Challenge: Leaving out the pictures, retype the lines from the beginning of the listing through the line containing "import plotly.graph_objects as go".

Dataset section:
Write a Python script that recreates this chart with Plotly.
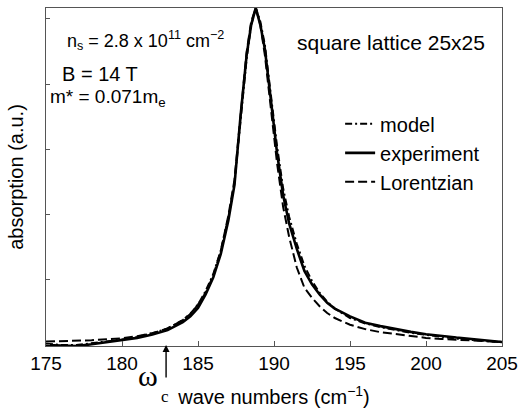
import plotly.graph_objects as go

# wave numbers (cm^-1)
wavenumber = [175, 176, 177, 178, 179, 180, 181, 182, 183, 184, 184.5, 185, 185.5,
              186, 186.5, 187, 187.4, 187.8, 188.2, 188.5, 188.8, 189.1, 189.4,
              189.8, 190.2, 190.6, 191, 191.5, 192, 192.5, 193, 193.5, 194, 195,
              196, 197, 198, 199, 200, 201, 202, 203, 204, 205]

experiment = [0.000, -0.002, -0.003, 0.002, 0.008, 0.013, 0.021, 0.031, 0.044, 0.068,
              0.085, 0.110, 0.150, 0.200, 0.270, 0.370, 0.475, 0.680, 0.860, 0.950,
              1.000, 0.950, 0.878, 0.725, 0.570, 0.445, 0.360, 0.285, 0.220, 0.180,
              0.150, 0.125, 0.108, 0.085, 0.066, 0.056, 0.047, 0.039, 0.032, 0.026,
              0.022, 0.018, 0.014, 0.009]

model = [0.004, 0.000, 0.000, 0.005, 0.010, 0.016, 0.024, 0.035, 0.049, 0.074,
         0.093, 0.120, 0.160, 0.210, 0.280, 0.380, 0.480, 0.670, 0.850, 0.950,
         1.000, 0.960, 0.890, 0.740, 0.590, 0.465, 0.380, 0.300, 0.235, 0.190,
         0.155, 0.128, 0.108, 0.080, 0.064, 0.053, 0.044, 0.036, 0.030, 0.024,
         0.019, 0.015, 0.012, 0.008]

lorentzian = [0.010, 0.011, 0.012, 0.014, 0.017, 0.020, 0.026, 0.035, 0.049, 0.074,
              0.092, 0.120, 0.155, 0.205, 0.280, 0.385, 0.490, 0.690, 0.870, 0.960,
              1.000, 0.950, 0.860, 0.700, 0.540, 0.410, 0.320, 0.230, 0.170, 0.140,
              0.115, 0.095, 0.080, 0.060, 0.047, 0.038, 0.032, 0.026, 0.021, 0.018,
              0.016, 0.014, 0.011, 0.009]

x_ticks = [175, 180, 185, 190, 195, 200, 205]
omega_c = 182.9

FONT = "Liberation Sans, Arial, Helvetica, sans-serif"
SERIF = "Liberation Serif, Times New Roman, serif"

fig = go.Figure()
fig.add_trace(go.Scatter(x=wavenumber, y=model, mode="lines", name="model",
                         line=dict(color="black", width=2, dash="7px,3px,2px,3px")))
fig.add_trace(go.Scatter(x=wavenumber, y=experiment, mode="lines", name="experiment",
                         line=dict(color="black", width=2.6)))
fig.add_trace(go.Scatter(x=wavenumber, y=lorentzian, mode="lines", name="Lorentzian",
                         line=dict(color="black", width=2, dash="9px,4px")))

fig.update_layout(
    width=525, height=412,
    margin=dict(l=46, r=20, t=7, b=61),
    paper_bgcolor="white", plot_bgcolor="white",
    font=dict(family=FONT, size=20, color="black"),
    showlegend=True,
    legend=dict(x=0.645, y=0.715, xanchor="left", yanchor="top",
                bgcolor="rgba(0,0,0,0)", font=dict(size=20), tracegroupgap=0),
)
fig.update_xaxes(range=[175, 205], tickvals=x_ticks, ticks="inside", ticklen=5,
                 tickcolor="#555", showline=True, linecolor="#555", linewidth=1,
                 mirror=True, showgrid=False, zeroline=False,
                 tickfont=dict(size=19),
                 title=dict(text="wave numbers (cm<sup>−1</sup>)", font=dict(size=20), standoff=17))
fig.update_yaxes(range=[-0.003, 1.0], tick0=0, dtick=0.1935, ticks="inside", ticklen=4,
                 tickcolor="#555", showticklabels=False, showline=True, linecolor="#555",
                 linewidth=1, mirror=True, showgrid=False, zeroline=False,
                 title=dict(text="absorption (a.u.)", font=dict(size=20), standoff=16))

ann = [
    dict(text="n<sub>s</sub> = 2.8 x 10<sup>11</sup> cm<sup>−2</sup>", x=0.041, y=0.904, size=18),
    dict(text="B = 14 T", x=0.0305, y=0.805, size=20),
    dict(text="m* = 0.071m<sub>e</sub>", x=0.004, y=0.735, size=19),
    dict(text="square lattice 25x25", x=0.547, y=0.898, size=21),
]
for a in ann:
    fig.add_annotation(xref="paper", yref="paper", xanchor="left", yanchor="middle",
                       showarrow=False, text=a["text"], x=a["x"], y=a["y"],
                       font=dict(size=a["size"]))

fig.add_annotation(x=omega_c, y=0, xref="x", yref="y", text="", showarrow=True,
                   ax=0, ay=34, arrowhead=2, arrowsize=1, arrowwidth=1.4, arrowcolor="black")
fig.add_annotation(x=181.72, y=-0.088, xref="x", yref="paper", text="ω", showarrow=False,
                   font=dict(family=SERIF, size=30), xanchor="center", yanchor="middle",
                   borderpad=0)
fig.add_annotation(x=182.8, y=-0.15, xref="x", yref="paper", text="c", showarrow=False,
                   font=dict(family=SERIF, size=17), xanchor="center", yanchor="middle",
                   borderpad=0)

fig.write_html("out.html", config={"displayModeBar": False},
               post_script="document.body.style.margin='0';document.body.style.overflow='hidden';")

Response to this task:
Write a Python script that recreates this chart with Plotly.
import plotly.graph_objects as go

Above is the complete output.